_Supplied information_.

* * * * * * *

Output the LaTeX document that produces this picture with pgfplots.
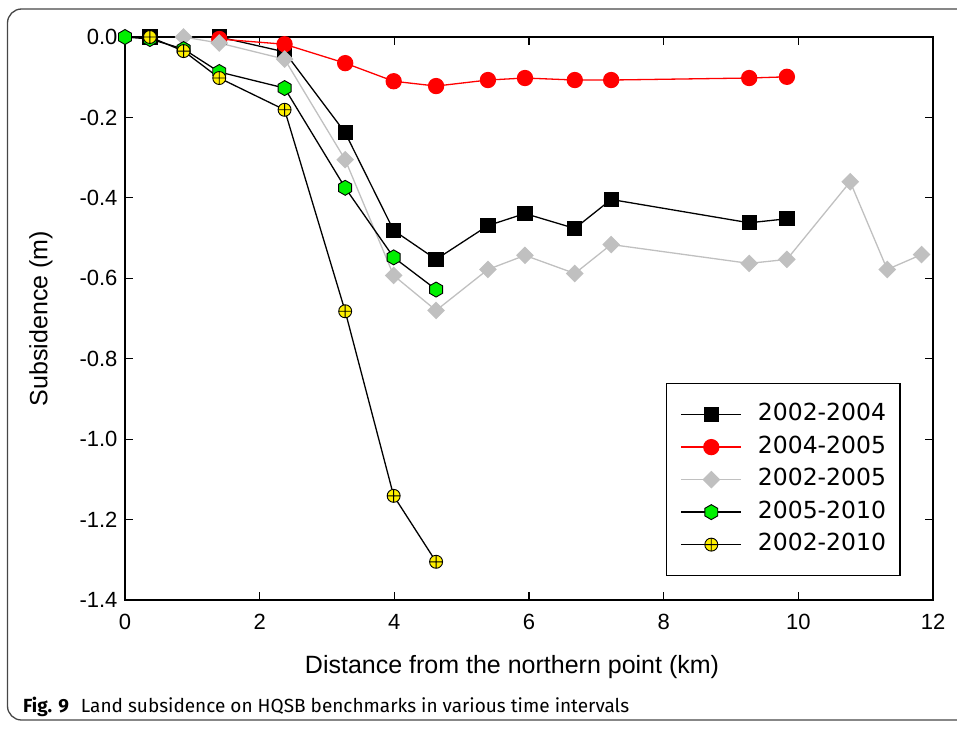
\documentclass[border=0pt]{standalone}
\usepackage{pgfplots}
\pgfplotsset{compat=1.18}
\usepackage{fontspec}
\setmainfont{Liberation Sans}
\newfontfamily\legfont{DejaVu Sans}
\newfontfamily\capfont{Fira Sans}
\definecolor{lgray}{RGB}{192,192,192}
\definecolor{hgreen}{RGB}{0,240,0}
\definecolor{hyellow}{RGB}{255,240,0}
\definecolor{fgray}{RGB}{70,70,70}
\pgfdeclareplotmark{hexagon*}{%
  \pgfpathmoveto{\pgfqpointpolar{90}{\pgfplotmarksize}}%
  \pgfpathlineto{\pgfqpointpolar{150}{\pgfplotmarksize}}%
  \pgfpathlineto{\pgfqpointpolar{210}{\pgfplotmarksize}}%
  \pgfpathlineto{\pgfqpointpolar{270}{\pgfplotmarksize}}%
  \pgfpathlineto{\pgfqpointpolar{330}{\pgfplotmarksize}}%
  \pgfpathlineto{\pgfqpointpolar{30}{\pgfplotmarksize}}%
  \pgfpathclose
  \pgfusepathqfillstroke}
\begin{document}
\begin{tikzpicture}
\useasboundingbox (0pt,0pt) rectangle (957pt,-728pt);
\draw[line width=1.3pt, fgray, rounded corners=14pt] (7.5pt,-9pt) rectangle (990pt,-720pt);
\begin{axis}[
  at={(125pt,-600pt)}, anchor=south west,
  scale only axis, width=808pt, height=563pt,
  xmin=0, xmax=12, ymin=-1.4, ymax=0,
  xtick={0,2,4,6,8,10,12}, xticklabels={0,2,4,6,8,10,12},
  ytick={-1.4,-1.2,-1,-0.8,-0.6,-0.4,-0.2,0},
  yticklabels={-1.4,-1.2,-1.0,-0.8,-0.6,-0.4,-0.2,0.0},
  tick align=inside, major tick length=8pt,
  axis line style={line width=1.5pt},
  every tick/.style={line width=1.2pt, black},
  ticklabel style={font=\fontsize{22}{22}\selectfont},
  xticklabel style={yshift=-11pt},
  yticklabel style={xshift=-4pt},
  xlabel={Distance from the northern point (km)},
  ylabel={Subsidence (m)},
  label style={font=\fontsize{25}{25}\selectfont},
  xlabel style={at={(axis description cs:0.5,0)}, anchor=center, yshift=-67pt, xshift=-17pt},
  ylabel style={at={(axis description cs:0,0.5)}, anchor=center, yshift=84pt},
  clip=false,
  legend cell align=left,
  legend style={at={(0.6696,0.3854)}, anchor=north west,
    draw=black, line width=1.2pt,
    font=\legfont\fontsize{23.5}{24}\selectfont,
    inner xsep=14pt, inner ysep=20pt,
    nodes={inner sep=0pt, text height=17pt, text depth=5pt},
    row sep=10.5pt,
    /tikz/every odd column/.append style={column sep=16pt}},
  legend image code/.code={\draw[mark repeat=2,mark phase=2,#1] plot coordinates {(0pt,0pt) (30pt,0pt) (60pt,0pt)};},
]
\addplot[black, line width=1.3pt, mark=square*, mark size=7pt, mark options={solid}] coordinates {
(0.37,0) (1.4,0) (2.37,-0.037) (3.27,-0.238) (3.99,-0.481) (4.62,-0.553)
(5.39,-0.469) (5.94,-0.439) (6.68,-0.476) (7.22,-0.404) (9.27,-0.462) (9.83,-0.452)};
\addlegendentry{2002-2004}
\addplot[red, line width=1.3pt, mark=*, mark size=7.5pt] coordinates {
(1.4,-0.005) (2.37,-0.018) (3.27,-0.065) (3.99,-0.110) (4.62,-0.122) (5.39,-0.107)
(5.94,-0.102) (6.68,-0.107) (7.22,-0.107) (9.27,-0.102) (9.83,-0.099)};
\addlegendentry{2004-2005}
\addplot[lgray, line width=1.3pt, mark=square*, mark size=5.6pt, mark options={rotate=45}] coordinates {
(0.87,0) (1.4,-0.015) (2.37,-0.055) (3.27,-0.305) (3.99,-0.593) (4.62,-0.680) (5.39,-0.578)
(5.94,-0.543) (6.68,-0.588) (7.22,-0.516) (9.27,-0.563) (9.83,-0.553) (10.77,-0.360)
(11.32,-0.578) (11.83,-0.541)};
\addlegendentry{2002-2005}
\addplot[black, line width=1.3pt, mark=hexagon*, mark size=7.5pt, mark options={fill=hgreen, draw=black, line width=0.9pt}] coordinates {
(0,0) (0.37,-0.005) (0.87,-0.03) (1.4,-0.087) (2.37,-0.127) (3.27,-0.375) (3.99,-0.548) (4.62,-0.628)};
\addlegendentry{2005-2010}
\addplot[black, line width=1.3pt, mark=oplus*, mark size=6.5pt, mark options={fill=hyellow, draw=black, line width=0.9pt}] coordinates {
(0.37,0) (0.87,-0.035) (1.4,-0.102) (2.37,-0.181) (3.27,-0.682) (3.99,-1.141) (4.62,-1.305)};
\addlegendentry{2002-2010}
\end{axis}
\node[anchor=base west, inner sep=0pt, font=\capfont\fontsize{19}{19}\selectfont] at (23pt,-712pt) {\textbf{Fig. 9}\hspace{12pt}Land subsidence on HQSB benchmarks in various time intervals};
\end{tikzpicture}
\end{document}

* * * * * * *

_Problem_. Would you set down the listing exactly, omitting pictures?

_Expected answer_.
Output the LaTeX document that produces this picture with pgfplots.
\documentclass[border=0pt]{standalone}
\usepackage{pgfplots}
\pgfplotsset{compat=1.18}
\usepackage{fontspec}
\setmainfont{Liberation Sans}
\newfontfamily\legfont{DejaVu Sans}
\newfontfamily\capfont{Fira Sans}
\definecolor{lgray}{RGB}{192,192,192}
\definecolor{hgreen}{RGB}{0,240,0}
\definecolor{hyellow}{RGB}{255,240,0}
\definecolor{fgray}{RGB}{70,70,70}
\pgfdeclareplotmark{hexagon*}{%
  \pgfpathmoveto{\pgfqpointpolar{90}{\pgfplotmarksize}}%
  \pgfpathlineto{\pgfqpointpolar{150}{\pgfplotmarksize}}%
  \pgfpathlineto{\pgfqpointpolar{210}{\pgfplotmarksize}}%
  \pgfpathlineto{\pgfqpointpolar{270}{\pgfplotmarksize}}%
  \pgfpathlineto{\pgfqpointpolar{330}{\pgfplotmarksize}}%
  \pgfpathlineto{\pgfqpointpolar{30}{\pgfplotmarksize}}%
  \pgfpathclose
  \pgfusepathqfillstroke}
\begin{document}
\begin{tikzpicture}
\useasboundingbox (0pt,0pt) rectangle (957pt,-728pt);
\draw[line width=1.3pt, fgray, rounded corners=14pt] (7.5pt,-9pt) rectangle (990pt,-720pt);
\begin{axis}[
  at={(125pt,-600pt)}, anchor=south west,
  scale only axis, width=808pt, height=563pt,
  xmin=0, xmax=12, ymin=-1.4, ymax=0,
  xtick={0,2,4,6,8,10,12}, xticklabels={0,2,4,6,8,10,12},
  ytick={-1.4,-1.2,-1,-0.8,-0.6,-0.4,-0.2,0},
  yticklabels={-1.4,-1.2,-1.0,-0.8,-0.6,-0.4,-0.2,0.0},
  tick align=inside, major tick length=8pt,
  axis line style={line width=1.5pt},
  every tick/.style={line width=1.2pt, black},
  ticklabel style={font=\fontsize{22}{22}\selectfont},
  xticklabel style={yshift=-11pt},
  yticklabel style={xshift=-4pt},
  xlabel={Distance from the northern point (km)},
  ylabel={Subsidence (m)},
  label style={font=\fontsize{25}{25}\selectfont},
  xlabel style={at={(axis description cs:0.5,0)}, anchor=center, yshift=-67pt, xshift=-17pt},
  ylabel style={at={(axis description cs:0,0.5)}, anchor=center, yshift=84pt},
  clip=false,
  legend cell align=left,
  legend style={at={(0.6696,0.3854)}, anchor=north west,
    draw=black, line width=1.2pt,
    font=\legfont\fontsize{23.5}{24}\selectfont,
    inner xsep=14pt, inner ysep=20pt,
    nodes={inner sep=0pt, text height=17pt, text depth=5pt},
    row sep=10.5pt,
    /tikz/every odd column/.append style={column sep=16pt}},
  legend image code/.code={\draw[mark repeat=2,mark phase=2,#1] plot coordinates {(0pt,0pt) (30pt,0pt) (60pt,0pt)};},
]
\addplot[black, line width=1.3pt, mark=square*, mark size=7pt, mark options={solid}] coordinates {
(0.37,0) (1.4,0) (2.37,-0.037) (3.27,-0.238) (3.99,-0.481) (4.62,-0.553)
(5.39,-0.469) (5.94,-0.439) (6.68,-0.476) (7.22,-0.404) (9.27,-0.462) (9.83,-0.452)};
\addlegendentry{2002-2004}
\addplot[red, line width=1.3pt, mark=*, mark size=7.5pt] coordinates {
(1.4,-0.005) (2.37,-0.018) (3.27,-0.065) (3.99,-0.110) (4.62,-0.122) (5.39,-0.107)
(5.94,-0.102) (6.68,-0.107) (7.22,-0.107) (9.27,-0.102) (9.83,-0.099)};
\addlegendentry{2004-2005}
\addplot[lgray, line width=1.3pt, mark=square*, mark size=5.6pt, mark options={rotate=45}] coordinates {
(0.87,0) (1.4,-0.015) (2.37,-0.055) (3.27,-0.305) (3.99,-0.593) (4.62,-0.680) (5.39,-0.578)
(5.94,-0.543) (6.68,-0.588) (7.22,-0.516) (9.27,-0.563) (9.83,-0.553) (10.77,-0.360)
(11.32,-0.578) (11.83,-0.541)};
\addlegendentry{2002-2005}
\addplot[black, line width=1.3pt, mark=hexagon*, mark size=7.5pt, mark options={fill=hgreen, draw=black, line width=0.9pt}] coordinates {
(0,0) (0.37,-0.005) (0.87,-0.03) (1.4,-0.087) (2.37,-0.127) (3.27,-0.375) (3.99,-0.548) (4.62,-0.628)};
\addlegendentry{2005-2010}
\addplot[black, line width=1.3pt, mark=oplus*, mark size=6.5pt, mark options={fill=hyellow, draw=black, line width=0.9pt}] coordinates {
(0.37,0) (0.87,-0.035) (1.4,-0.102) (2.37,-0.181) (3.27,-0.682) (3.99,-1.141) (4.62,-1.305)};
\addlegendentry{2002-2010}
\end{axis}
\node[anchor=base west, inner sep=0pt, font=\capfont\fontsize{19}{19}\selectfont] at (23pt,-712pt) {\textbf{Fig. 9}\hspace{12pt}Land subsidence on HQSB benchmarks in various time intervals};
\end{tikzpicture}
\end{document}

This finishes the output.